Hucksters, Hype and Honesty

“The Large Print Giveth” by Tom Fishburne

Everyone wants (or needs) to be a marketer in today’s world and they all seek different roads to success. Not all of those roads are effective, and many of them can be downright counter-productive. Being a member of a social network, or using the term social media doesn’t mean you’re using social media effectively,and you can as easily be a social media abuser as you can be a social media user.
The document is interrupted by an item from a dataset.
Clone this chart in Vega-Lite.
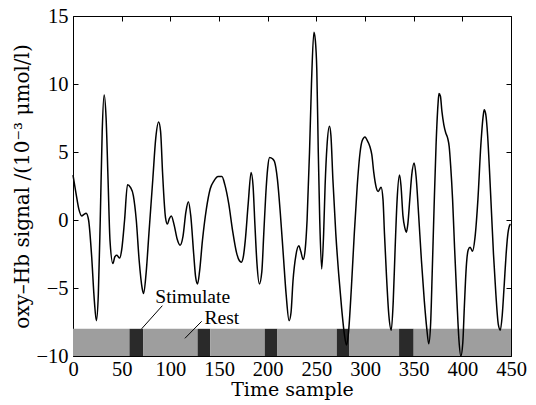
{
  "$schema": "https://vega.github.io/schema/vega-lite/v6.json",
  "width": 438,
  "height": 340,
  "autosize": {"type": "none"},
  "padding": {"left": 73, "top": 16, "right": 25, "bottom": 49},
  "background": "white",
  "config": {
    "font": "Liberation Serif",
    "view": {"stroke": null},
    "axis": {
      "grid": false,
      "domainColor": "black",
      "tickColor": "black",
      "labelColor": "black",
      "titleColor": "black",
      "labelFont": "Liberation Serif",
      "titleFont": "DejaVu Serif",
      "labelFontSize": 20.5,
      "titleFontWeight": "normal",
      "tickSize": -5,
      "domainWidth": 1
    }
  },
  "datasets": {
    "signal": [
      {"t": 0, "v": 3.3}, {"t": 3, "v": 2.0}, {"t": 6, "v": 0.8}, {"t": 9, "v": 0.3}, {"t": 11, "v": 0.4},
      {"t": 13.5, "v": 0.5}, {"t": 16, "v": 0.0}, {"t": 19, "v": -2.5}, {"t": 22, "v": -6.0}, {"t": 24, "v": -7.4},
      {"t": 26, "v": -5.5}, {"t": 28, "v": 0}, {"t": 30, "v": 6.5}, {"t": 32, "v": 9.2}, {"t": 34, "v": 7.5},
      {"t": 36, "v": 3}, {"t": 38, "v": -1.5}, {"t": 41, "v": -3.2}, {"t": 43, "v": -2.7}, {"t": 45, "v": -2.6},
      {"t": 48, "v": -2.8}, {"t": 50, "v": -2.2}, {"t": 53, "v": 0}, {"t": 56, "v": 2.6}, {"t": 59, "v": 2.4},
      {"t": 62, "v": 1.8}, {"t": 65, "v": 0}, {"t": 68, "v": -3}, {"t": 71, "v": -5.0}, {"t": 72.5, "v": -5.4},
      {"t": 75, "v": -4}, {"t": 78, "v": -1}, {"t": 82, "v": 3}, {"t": 85, "v": 6}, {"t": 88, "v": 7.2},
      {"t": 90, "v": 6.5}, {"t": 92, "v": 3.5}, {"t": 95, "v": 0.2}, {"t": 97, "v": -0.3}, {"t": 99, "v": 0.1},
      {"t": 101, "v": 0.3}, {"t": 104, "v": -0.4}, {"t": 107, "v": -1.4}, {"t": 110, "v": -1.85}, {"t": 113, "v": -1.2},
      {"t": 116, "v": 0.6}, {"t": 118.5, "v": 1.35}, {"t": 121, "v": 0.3}, {"t": 124, "v": -2.5}, {"t": 126, "v": -4.2},
      {"t": 128, "v": -4.7}, {"t": 130, "v": -3.8}, {"t": 133, "v": -1.5}, {"t": 137, "v": 0.8}, {"t": 141, "v": 2.3},
      {"t": 145, "v": 2.9}, {"t": 149, "v": 3.2}, {"t": 153, "v": 3.2}, {"t": 156, "v": 2.6}, {"t": 160, "v": 1.2},
      {"t": 164, "v": -0.8}, {"t": 168, "v": -2.4}, {"t": 171, "v": -3.0}, {"t": 173, "v": -3.1}, {"t": 175, "v": -2.7},
      {"t": 177, "v": -1.5}, {"t": 180, "v": 1.2}, {"t": 183, "v": 3.5}, {"t": 185, "v": 2.5}, {"t": 187, "v": -0.5},
      {"t": 189, "v": -3.2}, {"t": 191.5, "v": -4.7}, {"t": 194, "v": -3.8}, {"t": 196, "v": -1}, {"t": 198, "v": 1.8},
      {"t": 200, "v": 3.8}, {"t": 202, "v": 4.6}, {"t": 205, "v": 4.5}, {"t": 207, "v": 4.3}, {"t": 210, "v": 3},
      {"t": 213, "v": 0.5}, {"t": 216, "v": -2.5}, {"t": 219, "v": -5.5}, {"t": 222, "v": -7.4}, {"t": 224, "v": -6.8},
      {"t": 226, "v": -4.5}, {"t": 229, "v": -2.6}, {"t": 232, "v": -1.9}, {"t": 234, "v": -2.3}, {"t": 236.5, "v": -2.9},
      {"t": 238.5, "v": -2.2}, {"t": 240.5, "v": 0}, {"t": 243, "v": 5}, {"t": 245, "v": 10}, {"t": 247.5, "v": 13.8},
      {"t": 249, "v": 13.2}, {"t": 250.5, "v": 11}, {"t": 252, "v": 5}, {"t": 253.5, "v": 0}, {"t": 255.5, "v": -3.6},
      {"t": 257.5, "v": -1}, {"t": 259, "v": 2.5}, {"t": 261, "v": 5.5}, {"t": 263.5, "v": 6.9}, {"t": 265, "v": 6.2},
      {"t": 267, "v": 3}, {"t": 270, "v": -1}, {"t": 273, "v": -4}, {"t": 276, "v": -6.5}, {"t": 279, "v": -8.5},
      {"t": 281, "v": -9.2}, {"t": 283, "v": -8.3}, {"t": 286, "v": -5}, {"t": 289, "v": -1}, {"t": 292, "v": 2.5},
      {"t": 295, "v": 5}, {"t": 297, "v": 5.8}, {"t": 300, "v": 6.1}, {"t": 302, "v": 5.9}, {"t": 305, "v": 5.4},
      {"t": 307, "v": 4.8}, {"t": 309, "v": 3.5}, {"t": 311.5, "v": 2.4}, {"t": 313.5, "v": 2.1}, {"t": 316.5, "v": 2.4},
      {"t": 318.5, "v": 1.5}, {"t": 320, "v": -1}, {"t": 322, "v": -4}, {"t": 324.5, "v": -7}, {"t": 327, "v": -8.1},
      {"t": 329, "v": -6}, {"t": 331, "v": -2}, {"t": 333, "v": 1.5}, {"t": 335.5, "v": 3.3}, {"t": 337, "v": 2.5},
      {"t": 339, "v": 0.3}, {"t": 341, "v": -0.6}, {"t": 342.5, "v": -0.9}, {"t": 344, "v": -0.3}, {"t": 346, "v": 1.5},
      {"t": 348, "v": 3.3}, {"t": 350.5, "v": 4.2}, {"t": 352.5, "v": 3.2}, {"t": 355, "v": 0.5}, {"t": 358, "v": -3},
      {"t": 361, "v": -6}, {"t": 363.5, "v": -8}, {"t": 365.5, "v": -9.1}, {"t": 367.5, "v": -7.5}, {"t": 369, "v": -4},
      {"t": 371, "v": 1}, {"t": 373, "v": 5.5}, {"t": 375, "v": 8.5}, {"t": 376, "v": 9.3}, {"t": 377.5, "v": 9.1},
      {"t": 379, "v": 8}, {"t": 381, "v": 7}, {"t": 383, "v": 6.4}, {"t": 385, "v": 6.0}, {"t": 386.5, "v": 5.4},
      {"t": 388, "v": 4}, {"t": 390, "v": 1.5}, {"t": 392, "v": -2}, {"t": 394.5, "v": -6}, {"t": 396.5, "v": -8.8},
      {"t": 398.5, "v": -10}, {"t": 400.5, "v": -9}, {"t": 402, "v": -6.5}, {"t": 404, "v": -3.5}, {"t": 406, "v": -2.2},
      {"t": 408, "v": -2.0}, {"t": 410.5, "v": -2.3}, {"t": 413, "v": -1.3}, {"t": 416, "v": 1.5}, {"t": 419, "v": 5.5},
      {"t": 421.5, "v": 7.7}, {"t": 422.5, "v": 8.1}, {"t": 424, "v": 7.8}, {"t": 426, "v": 6.2}, {"t": 428, "v": 3.5},
      {"t": 430, "v": 0.5}, {"t": 432, "v": -2.5}, {"t": 434.5, "v": -5.5}, {"t": 437, "v": -7.7}, {"t": 439, "v": -8.1},
      {"t": 441, "v": -7}, {"t": 443, "v": -4.8}, {"t": 445, "v": -2.5}, {"t": 446.5, "v": -1.2}, {"t": 448.5, "v": -0.4},
      {"t": 449.5, "v": -0.3}
    ],
    "bands": [
      {"start": 0, "end": 58, "phase": "Rest"},
      {"start": 58, "end": 72, "phase": "Stimulate"},
      {"start": 72, "end": 128, "phase": "Rest"},
      {"start": 128, "end": 141, "phase": "Stimulate"},
      {"start": 141, "end": 197, "phase": "Rest"},
      {"start": 197, "end": 210, "phase": "Stimulate"},
      {"start": 210, "end": 271, "phase": "Rest"},
      {"start": 271, "end": 284, "phase": "Stimulate"},
      {"start": 284, "end": 335, "phase": "Rest"},
      {"start": 335, "end": 350, "phase": "Stimulate"},
      {"start": 350, "end": 450, "phase": "Rest"}
    ],
    "labels": [
      {"t": 123, "v": -5.65, "text": "Stimulate"},
      {"t": 153, "v": -7.2, "text": "Rest"}
    ],
    "leaders": [
      {"t": 91.8, "v": -6.3, "t2": 70.5, "v2": -8.0},
      {"t": 132.2, "v": -7.45, "t2": 115, "v2": -8.7}
    ]
  },
  "resolve": {"axis": {"x": "independent", "y": "independent"}},
  "layer": [
    {
      "data": {"name": "bands"},
      "mark": {"type": "rect"},
      "encoding": {
        "x": {"field": "start", "type": "quantitative", "scale": {"domain": [0, 450], "nice": false, "zero": false},
              "axis": {"orient": "bottom", "values": [0, 50, 100, 150, 200, 250, 300, 350, 400, 450], "title": "Time sample", "titleFontSize": 19, "labelPadding": 8, "titlePadding": 1, "labelFlush": false}},
        "x2": {"field": "end"},
        "y": {"datum": -10, "type": "quantitative", "scale": {"domain": [-10, 15], "nice": false, "zero": false},
              "axis": {"orient": "left", "values": [-10, -5, 0, 5, 10, 15], "title": "oxy–Hb signal /(10⁻³ μmol/l)", "titleFontSize": 20, "labelPadding": 10, "titlePadding": 3, "labelFlush": false}},
        "y2": {"datum": -8},
        "color": {"field": "phase", "type": "nominal", "scale": {"domain": ["Rest", "Stimulate"], "range": ["#9e9e9e", "#2a2a2a"]}, "legend": null}
      }
    },
    {
      "data": {"name": "signal"},
      "mark": {"type": "line", "color": "black", "strokeWidth": 1.5, "interpolate": "monotone"},
      "encoding": {
        "x": {"field": "t", "type": "quantitative", "axis": {"orient": "top", "values": [0, 50, 100, 150, 200, 250, 300, 350, 400, 450], "labels": false, "title": null}},
        "y": {"field": "v", "type": "quantitative", "axis": {"orient": "right", "values": [-10, -5, 0, 5, 10, 15], "labels": false, "title": null}}
      }
    },
    {
      "data": {"name": "leaders"},
      "mark": {"type": "rule", "color": "black", "strokeWidth": 1},
      "encoding": {
        "x": {"field": "t", "type": "quantitative", "axis": null},
        "y": {"field": "v", "type": "quantitative", "axis": null},
        "x2": {"field": "t2"},
        "y2": {"field": "v2"}
      }
    },
    {
      "data": {"name": "labels"},
      "mark": {"type": "text", "font": "Liberation Serif", "fontSize": 19.5, "color": "black", "align": "center", "baseline": "middle"},
      "encoding": {
        "x": {"field": "t", "type": "quantitative", "axis": null},
        "y": {"field": "v", "type": "quantitative", "axis": null},
        "text": {"field": "text"}
      }
    }
  ]
}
Hucksters are, by definition abusers of the social space.  They are all over you waving their products and disrupting the online conversations of every community they participate in. Whether they didn’t read Seth Godin’s Permission Marketing , or they didn’t get the memo that marketing is conversation from the Clue Train Manifesto, these broadcasters are the online equivalent of the loud speaking movie goer or the person who spends the entire evening at a party talking to you about why you need to buy their product.  This annoying tribe is huge, comprised of people who see social spaces as a blank billboard for there personal use, and not a place where communities grow and prosper. The real estate agent who pimps their listings or open houses, the tech company that promotes their product or sales pitches thinly disguised as webinars , are seem by the overall communities online as old fashioned pitchmen or snake-oil peddlers, and have to interrupt huge segments of online communities in order to get a small number of people to respond.  Its been 119 years since  E. St. Elmo Lewis defined this process by his AIDA model, and yet for some people, this is how marketing works.

Hype is almost as annoying – people that make amazing claims and proclaim everything with excessive excitement based on nothing but their desire to be the center of online attention. Its not an uncommon type of promotion, and in fact Gartner even developed a graphic showing how it impacts the introduction of new tech products with their famous Hype Cycle that showed products moving from a “peak of inflated expectations” to a “trough of disillusionment” before reaching enlightenment and then productivity.  I’m a fan of genuine excitement, but you just can’t be excited about everything. Its the social media equivalent of typing with the Caps Lock on. when you spend all of your time SHOUTING, and everything you shout about is AMAZING, you lose the ability to emphasize anything. And after a while people just stop listening or paying attention to you. Add to that the disillusionment and disappointment that follows most hype, and it becomes an even worse choice for your online marketing.

The sweet place in social media – the place you want and need to be is where you earn the right to speak to people about your business because you have earned the ability to do so through an open honest dialogue that has created a relationship with them. To quote a line from Godin’s blog  “Permission marketing is the privilege (not the right) of delivering anticipated, personal and relevant messages to people who actually want to get them.” People want to like you. They want to be connected with you – not your product, not your service, not even your company, but because they like you. The social objects that connect you to others are the places where you can build connections in a community online that wants to hear what you want to share, and in that place, you become the advocate for your service or product that the hypsters and huckster think they are. You become the real deal, not just the appearance of the real deal. It takes a little longer, but the positive impact lasts as long as you maintain your open dialogue.